Ask where they have applied machine learning in the product and why the machine learning is superior for the task. This will likely get you a blank stare or they will start to explain the method like ‘Supervised Learning is applied in this area because we have a solid basis for the domain we can train on’. Wonderful, how often does this training take place? I’m trying to get you beyond the question ‘Does your product use machine learning?’ to a place where you can really qualify the technology without being a data scientist.

The last thing I will leave you with is around the subject of efficacy. Security analytics need to deliver high fidelity outcomes in order to be useful; low fidelity will end in frustration. So many vendors think that the user of their system deeply understands the science, asking questions around false positives, and true positives, when all they need to do is ask if it is helpful. Analytical outcomes are much more about semantics than they are about syntax, so measuring the utility is critical. ‘Was this alert helpful?’ Yes or No? You have bypassed all expert knowledge and asked your customer something every customer can answer! You may not like the answer, but nonetheless, it is the right question to ask.

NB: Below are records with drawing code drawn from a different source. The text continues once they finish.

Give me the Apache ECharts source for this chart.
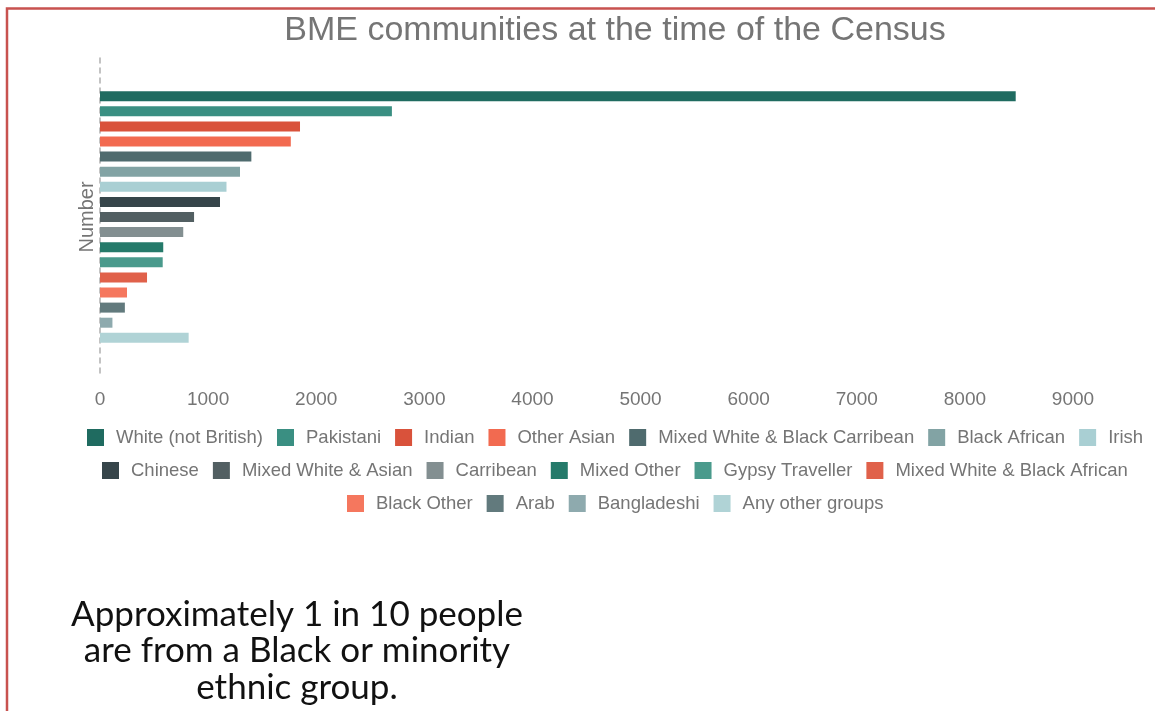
<!DOCTYPE html>
<html>
<head>
<meta charset="utf-8">
<title>BME communities at the time of the Census</title>
<script src="https://cdn.jsdelivr.net/npm/echarts@6/dist/echarts.min.js"></script>
<style>
  html, body { margin: 0; padding: 0; background: #ffffff; }
  #chart { width: 1155px; height: 711px; }
</style>
</head>
<body>
<div id="chart"></div>
<script>
// Census groups (one bar each) and their counts
const groups = [
  'White (not British)', 'Pakistani', 'Indian', 'Other Asian',
  'Mixed White & Black Carribean', 'Black African', 'Irish',
  'Chinese', 'Mixed White & Asian', 'Carribean', 'Mixed Other',
  'Gypsy Traveller', 'Mixed White & Black African',
  'Black Other', 'Arab', 'Bangladeshi', 'Any other groups'
];
const counts = [8470, 2700, 1850, 1765, 1400, 1295, 1170, 1110, 870, 770, 585, 580, 435, 250, 230, 115, 820];
const groupColors = [
  '#1f6b60', '#3a8f82', '#d9523b', '#f26a50', '#4f6b6e', '#82a3a4', '#a9cfd3',
  '#36454a', '#525f62', '#838f91', '#257a6a', '#4a9a8c', '#e0614a',
  '#f5775e', '#627a7d', '#8eaaae', '#b0d3d6'
];
const categoryLabels = ['Number'];
const xTicks = { min: 0, max: 9000, interval: 1000 };
const legendRows = [groups.slice(0, 7), groups.slice(7, 13), groups.slice(13)];
const noteLines = ['Approximately 1 in 10 people', 'are from a Black or minority', 'ethnic group.'];

const grey = '#757575';
const sansFont = 'Liberation Sans, Arial, sans-serif';
const centreX = 615;

// Legend layout settings
const legendFontSize = 18.5;
const iconSize = 17;
const itemGap = 14;
const textPadLeft = 7;

// Width of one legend row, so each row can be centred on the chart body
const measureCtx = document.createElement('canvas').getContext('2d');
measureCtx.font = legendFontSize + 'px ' + sansFont;
function rowWidth(row) {
  let w = 0;
  row.forEach((name, i) => {
    w += iconSize + 5 + textPadLeft + measureCtx.measureText(name).width;
    if (i > 0) w += itemGap;
  });
  return w;
}

const chart = echarts.init(document.getElementById('chart'), null, { renderer: 'canvas' });

chart.setOption({
  animation: false,
  title: {
    text: 'BME communities at the time of the Census',
    left: centreX - 5,
    top: 9,
    textAlign: 'center',
    textStyle: { color: grey, fontSize: 34, fontWeight: 'normal', fontFamily: sansFont }
  },
  legend: legendRows.map((row, i) => ({
    data: row,
    top: 428 + i * 33,
    left: Math.round(centreX - rowWidth(row) / 2),
    padding: 0,
    itemWidth: iconSize,
    itemHeight: iconSize,
    itemGap: itemGap,
    icon: 'rect',
    textStyle: { color: grey, fontSize: legendFontSize, fontFamily: sansFont, padding: [0, 0, 0, textPadLeft] }
  })),
  grid: { left: 100, right: 82, top: 58, bottom: 335 },
  xAxis: {
    type: 'value',
    min: xTicks.min,
    max: xTicks.max,
    interval: xTicks.interval,
    axisLine: { show: false },
    axisTick: { show: false },
    splitLine: { show: false },
    axisLabel: {
      color: grey, fontSize: 19, margin: 14, fontFamily: sansFont,
      formatter: v => String(v)
    }
  },
  yAxis: {
    type: 'category',
    data: categoryLabels,
    inverse: true,
    axisTick: { show: false },
    axisLine: { show: true, lineStyle: { color: '#b0b0b0', type: [5, 5], width: 1.5 } },
    axisLabel: { rotate: 90, color: grey, fontSize: 20, margin: 3, fontFamily: sansFont }
  },
  series: groups.map((name, i) => ({
    name: name,
    type: 'bar',
    data: [counts[i]],
    barWidth: 10,
    barGap: '51%',
    itemStyle: { color: groupColors[i] }
  })),
  graphic: [
    {
      type: 'rect',
      shape: { x: 7, y: 8.5, width: 1300, height: 900 },
      style: { fill: 'none', stroke: '#c8524f', lineWidth: 2.5 },
      silent: true
    },
    {
      type: 'text',
      x: 297,
      y: 596,
      silent: true,
      style: {
        text: noteLines.join('\n'),
        align: 'center',
        verticalAlign: 'top',
        fill: '#111111',
        fontSize: 35,
        lineHeight: 36.5,
        fontFamily: 'Lato, sans-serif'
      }
    }
  ]
});
</script>
</body>
</html>
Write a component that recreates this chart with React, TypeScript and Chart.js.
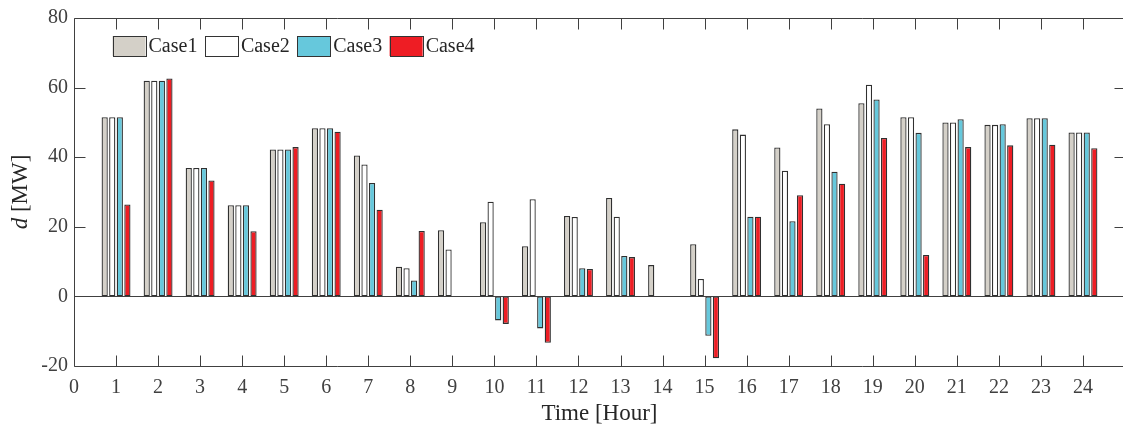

20 years ago it was all about lists: lists that described bad things (blacklists), good things (whitelists), but today we have advanced analytics to a point where we can categorize behaviors. Please note that in this journey, we are not forgetting the older methods that worked, we are adding to our toolbox and creating ways to have them all work together in new ways. Any attacker on any given day will be able to evade a single detection method, but not a diverse set of detection techniques working in concert with one another. Somedays we win, somedays we lose, but everyday let us try and make it harder for our attackers to do what they do.

Hope to see you in Orlando at this Gartner event. Bring your smiles, your questions, and your sunscreen.